WHAT THE EXERCISE ASKS:
Check every line below for the word "chart" and copy the ones that have it.

DATA SHOWN:

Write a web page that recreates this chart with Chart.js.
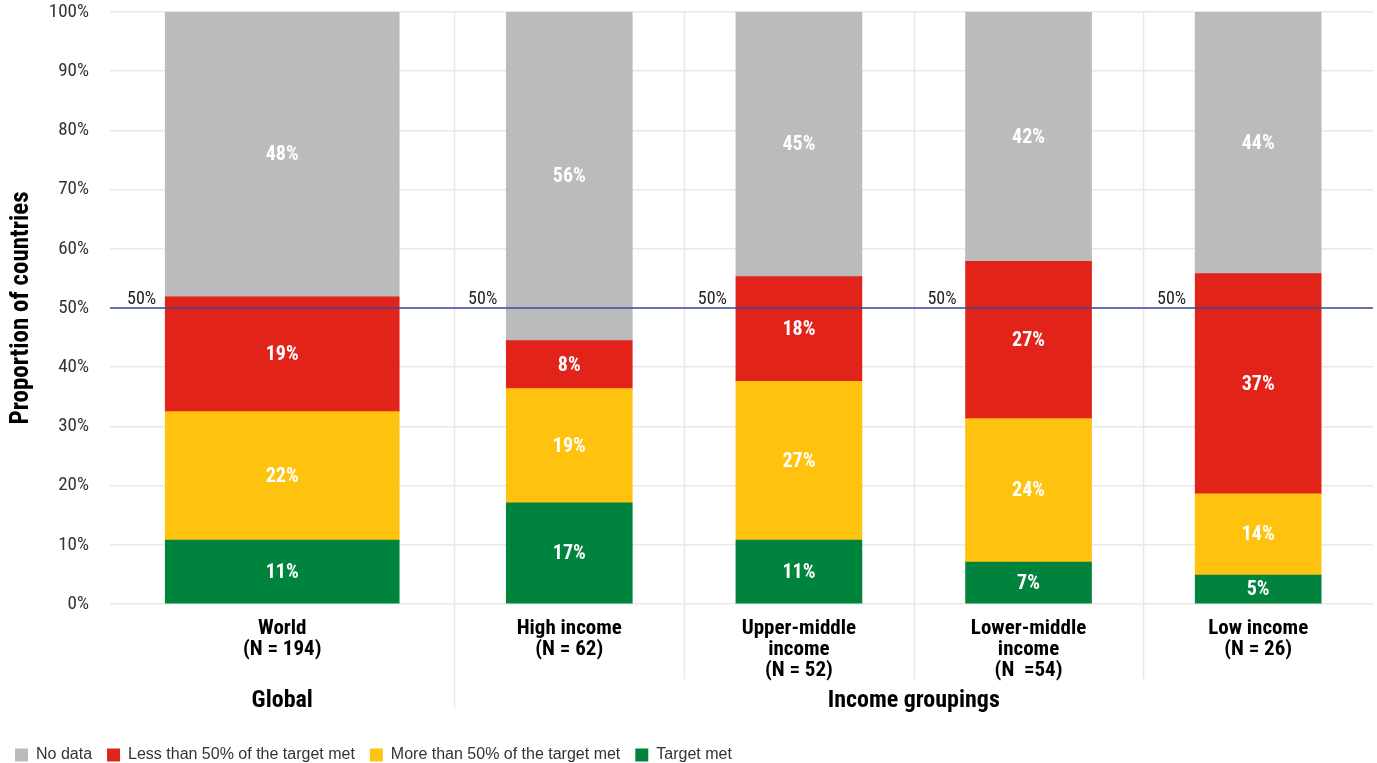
<!DOCTYPE html>
<html>
<head>
<meta charset="utf-8">
<script src="https://cdn.jsdelivr.net/npm/chart.js@4.4.0/dist/chart.umd.min.js"></script>
<style>
  html, body { margin: 0; padding: 0; background: #fff; }
  #wrap { width: 1377px; height: 763px; position: relative; }
</style>
</head>
<body>
<div id="wrap"><canvas id="chart"></canvas></div>
<script>
// categories (multi-line labels) and the group each one belongs to
const categories = [
  ["World", "(N = 194)"],
  ["High income", "(N = 62)"],
  ["Upper-middle", "income", "(N = 52)"],
  ["Lower-middle", "income", "(N  =54)"],
  ["Low income", "(N = 26)"]
];
const groupNames = ["Global", "Income groupings"];

const seriesNames = ["Target met", "More than 50% of the target met", "Less than 50% of the target met", "No data"];
const targetMet    = [10.8, 17.1, 10.8, 7.1, 4.9];
const moreThanHalf = [21.7, 19.3, 26.8, 24.2, 13.7];
const lessThanHalf = [19.4, 8.1, 17.7, 26.6, 37.2];
const noData       = [48.1, 55.5, 44.7, 42.1, 44.2];
const referenceValue = 50;
const yTickValues = [0, 10, 20, 30, 40, 50, 60, 70, 80, 90, 100];

// ---- styling / layout ----
const colors = ["#00843d", "#ffc20e", "#e2231a", "#bbbbbb"];
const seriesValues = [targetMet, moreThanHalf, lessThanHalf, noData];
const COND = "'Liberation Sans Narrow', 'Roboto Condensed', Roboto, sans-serif";
const gridColor = "#ebe8e4";

// the global group is 1.5 slots wide, each income group 1 slot
const slotOf = (i) => (i === 0 ? 0.75 : i + 1);
const separators = [1.5, 2.5, 3.5, 4.5];

const datasets = [];
seriesValues.forEach((vals, s) => {
  [[0], [1, 2, 3, 4]].forEach((idx, part) => {
    datasets.push({
      label: seriesNames[s],
      part: part,
      stack: "s",
      backgroundColor: colors[s],
      borderWidth: 0,
      barThickness: part === 0 ? 234 : 126,
      data: idx.map(i => ({ x: slotOf(i), y: vals[i] }))
    });
  });
});

const decor = {
  id: "decor",
  beforeDatasetsDraw(chart) {
    const { ctx, chartArea: a, scales: { x } } = chart;
    ctx.save();
    ctx.strokeStyle = gridColor;
    ctx.lineWidth = 1.5;
    separators.forEach((v, k) => {
      const px = Math.round(x.getPixelForValue(v)) + 0.5;
      ctx.beginPath();
      ctx.moveTo(px, a.top);
      ctx.lineTo(px, a.bottom + (k === 0 ? 104 : 75));
      ctx.stroke();
    });
    ctx.restore();
  },
  afterDatasetsDraw(chart) {
    const { ctx, chartArea: a, scales: { x, y } } = chart;
    ctx.save();
    // value labels
    ctx.fillStyle = "#fff";
    ctx.font = "bold 20px " + COND;
    ctx.textAlign = "center";
    ctx.textBaseline = "middle";
    chart.data.datasets.forEach((ds, d) => {
      const meta = chart.getDatasetMeta(d);
      meta.data.forEach((el, j) => {
        const v = ds.data[j].y;
        ctx.fillText(Math.round(v) + "%", el.x, (el.y + el.base) / 2 + 1);
      });
    });
    // 50% reference line
    const ry = y.getPixelForValue(referenceValue);
    ctx.strokeStyle = "#3c4a99";
    ctx.lineWidth = 1.3;
    ctx.beginPath();
    ctx.moveTo(a.left, ry);
    ctx.lineTo(a.right, ry);
    ctx.stroke();
    ctx.fillStyle = "#222";
    ctx.font = "18px " + COND;
    ctx.textAlign = "right";
    ctx.textBaseline = "alphabetic";
    [0, 1].forEach(d => {
      chart.getDatasetMeta(d).data.forEach(el => {
        ctx.fillText(referenceValue + "%", el.x - el.width / 2 - 9, ry - 4);
      });
    });
    // category labels
    ctx.fillStyle = "#000";
    ctx.textAlign = "center";
    ctx.textBaseline = "middle";
    ctx.font = "bold 21px " + COND;
    categories.forEach((lines, i) => {
      const cx = x.getPixelForValue(slotOf(i));
      lines.forEach((t, l) => ctx.fillText(t, cx, a.bottom + 25 + l * 21));
    });
    // group labels
    ctx.font = "bold 24px " + COND;
    groupNames.forEach((g, gi) => {
      const lo = gi === 0 ? x.min : separators[0];
      const hi = gi === 0 ? separators[0] : x.max;
      ctx.fillText(g, x.getPixelForValue((lo + hi) / 2), a.bottom + 97);
    });
    ctx.restore();
  }
};

const noPad = (s) => { s.paddingTop = 0; s.paddingBottom = 0; s.paddingLeft = 0; s.paddingRight = 0; };

new Chart(document.getElementById("chart"), {
  type: "bar",
  data: { datasets },
  plugins: [decor],
  options: {
    responsive: true,
    maintainAspectRatio: false,
    animation: false,
    layout: { padding: { top: 12, right: 4, left: 0, bottom: -10 } },
    plugins: {
      tooltip: { enabled: false },
      legend: {
        position: "bottom",
        align: "start",
        reverse: true,
        labels: {
          filter: (item, data) => data.datasets[item.datasetIndex].part === 1,
          boxWidth: 13,
          boxHeight: 13,
          padding: 15,
          color: "#333",
          font: { family: "'Liberation Sans', Arial, sans-serif", size: 16 }
        }
      }
    },
    scales: {
      x: {
        type: "linear",
        stacked: true,
        offset: false,
        min: 0,
        max: 5.5,
        grid: { display: false },
        border: { display: false },
        ticks: { display: false },
        afterFit: (s) => { s.height = 128; noPad(s); }
      },
      y: {
        stacked: true,
        min: 0,
        max: 100,
        afterBuildTicks: (s) => { s.ticks = yTickValues.map(v => ({ value: v })); },
        grid: { color: gridColor, lineWidth: 1.5, drawTicks: false },
        border: { display: false },
        ticks: {
          padding: 21,
          color: "#333",
          font: { family: COND, size: 19 },
          callback: (v) => v + "%"
        },
        title: {
          display: true,
          text: "Proportion of countries",
          color: "#000",
          font: { family: COND, size: 25, weight: "bold" },
          padding: { top: 7, bottom: 0 }
        },
        afterFit: (s) => { s.width = 110; noPad(s); }
      }
    }
  }
});
</script>
</body>
</html>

RESPONSE TO THE TASK:
Write a web page that recreates this chart with Chart.js.
<script src="https://cdn.jsdelivr.net/npm/chart.js@4.4.0/dist/chart.umd.min.js"></script>
<div id="wrap"><canvas id="chart"></canvas></div>
  beforeDatasetsDraw(chart) {
    const { ctx, chartArea: a, scales: { x } } = chart;
  afterDatasetsDraw(chart) {
    const { ctx, chartArea: a, scales: { x, y } } = chart;
    chart.data.datasets.forEach((ds, d) => {
      const meta = chart.getDatasetMeta(d);
      chart.getDatasetMeta(d).data.forEach(el => {
new Chart(document.getElementById("chart"), {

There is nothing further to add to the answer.